Encourage them to leave
If raccoons are already living in your attic or chimney, you may want them to leave right away, but take into consideration whether there are dependent young before taking action. Likewise, harsh winter weather calls for careful consideration of timing. Your local wildlife rehabilitator can provide guidance on safe timing of evicting raccoons in your area. Never use a fireplace if animals are in the chimney—they may be burned or unable to exit safely and may exit into your room, causing obvious hazards for all. If there are safety concerns that require evicting raccoons while dependent young are present, hire a professional wildlife control service that will perform the job with a reunion box, ensuring that the family is not separated.
Once you can safely begin your campaign to get the raccoons to leave, here are some tips for making them want to leave. Raccoons like dark, quiet places, so create the opposite conditions. Shine bright lights into the space and play a radio loudly, preferably at dusk, so as not to send them out in bright daylight, when they are more vulnerable. Offending their nose may help, too. If in the chimney, place a bowl of apple cider vinegar inside the fireplace to send a pungent smell up. Combining these tactics will send the strongest message, but again, choose the timing of your actions with compassion.
How to keep them out
The job is not complete, of course, until you make sure neither they nor others can get back inside. First though, you must ensure all the animals are out. For chimneys, unless you can confirm it is completely clear from top to bottom, it’s usually best to hire a professional. Once it is confirmed that the chimney isn’t being occupied, immediately install a chimney cap.
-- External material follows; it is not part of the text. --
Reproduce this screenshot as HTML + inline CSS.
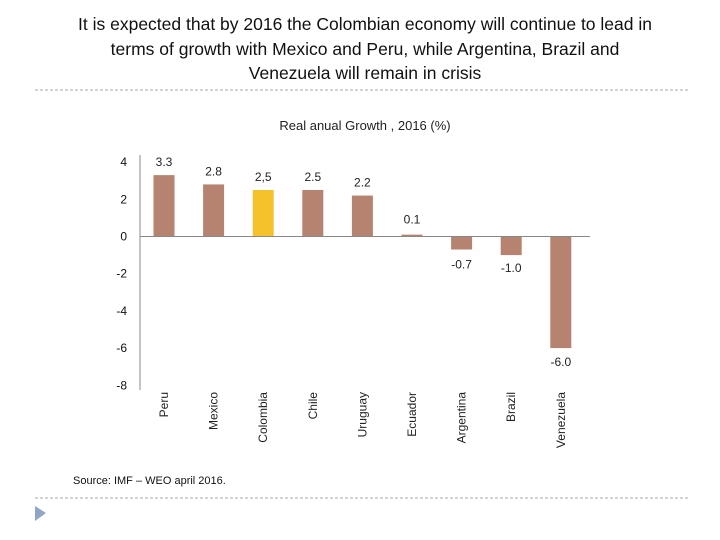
<!DOCTYPE html>
<html><head><meta charset="utf-8"><style>
body{margin:0;width:720px;height:540px;background:#fff;overflow:hidden;font-family:"Liberation Sans",sans-serif}
#title{position:absolute;left:0;top:12px;width:730px;text-align:center;font-size:17.5px;line-height:24.5px;color:#111}
</style></head><body>
<div id="title">It is expected that by 2016 the Colombian economy will continue to lead in<br>terms of growth with Mexico and Peru, while Argentina, Brazil and<br>Venezuela will remain in crisis</div>
<svg id="c" width="720" height="540" style="position:absolute;left:0;top:0">
<line x1="35" y1="90" x2="690" y2="90" stroke="#aaa" stroke-dasharray="3,2"/>
<line x1="35" y1="498" x2="690" y2="498" stroke="#aaa" stroke-dasharray="3,2"/>
<polygon points="35,506 46,513 35,521" fill="#8fa6c4"/>
<text x="365" y="130" text-anchor="middle" font-size="13" fill="#222">Real anual Growth , 2016 (%)</text>
<text x="73" y="484" font-size="11" fill="#111">Source: IMF – WEO april 2016.</text>
<g id="g"></g>
</svg>
<script>
const categories=["Peru","Mexico","Colombia","Chile","Uruguay","Ecuador","Argentina","Brazil","Venezuela"];
const values=[3.3,2.8,2.5,2.5,2.2,0.1,-0.7,-1.0,-6.0];
const valueLabels=["3.3","2.8","2,5","2.5","2.2","0.1","-0.7","-1.0","-6.0"];
const yTicks=[4,2,0,-2,-4,-6,-8];
const NS="http://www.w3.org/2000/svg",g=document.getElementById('g');
const y=v=>236.5-v*18.6;
const x=i=>164+i*49.6;
function mk(t,a){const e=document.createElementNS(NS,t);for(const k in a)e.setAttribute(k,a[k]);g.appendChild(e);return e;}
let ax=mk('line',{x1:140,y1:155,x2:140,y2:390,stroke:'#888'});


yTicks.forEach(t=>{const e=mk('text',{x:127,y:y(t)+4,'text-anchor':'end','font-size':12,fill:'#111'});e.textContent=t;

});
values.forEach((v,i)=>{
 const b=mk('rect',{x:x(i)-10.5,y:Math.min(y(v),y(0)),width:21,height:Math.abs(y(v)-y(0)),fill:i==2?'#f5c22b':'#b5836f'});
 
 
 let ly=v>=0.5?y(v)-9:(v>=0?y(v)-11:y(v)+20);
 if(i==6) ly=y(v)+19;
 if(i==7) ly=y(v)+17;
 if(i==8) ly=y(v)+18;
 const l=mk('text',{x:x(i),y:ly,'text-anchor':'middle','font-size':12,fill:'#222'});
 l.textContent=valueLabels[i];
 
 
 const c=mk('text',{transform:`translate(${x(i)+4},392) rotate(-90)`,'text-anchor':'end','font-size':12,fill:'#222'});
 c.textContent=categories[i];
 
 
});
let z=mk('line',{x1:140,y1:y(0),x2:590,y2:y(0),stroke:'#888'});


</script>
</body></html>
For other entry points being used by small mammals, you can confirm use by lightly securing a piece of cardboard or a single sheet of newspaper over the hole with duct tape. If the cardboard or paper is undisturbed for at least 48 hours, it is typically safe to assume the area is clear. If the area is still being occupied, animals will be able to chew through the temporary material to escape or to access their young. If it is confirmed that the entry point is inactive, seal the hole with heavy wire mesh (16-gauge), sheet metal, metal flashing, or by replacing the original materials.
Having solved your raccoon situation in this sensible, step-wise manner means you will not be contending with the same problem next week, next month, or next year. Do keep an eye on home repairs, though, because weather and deterioration of materials can cause new possible entryways to develop.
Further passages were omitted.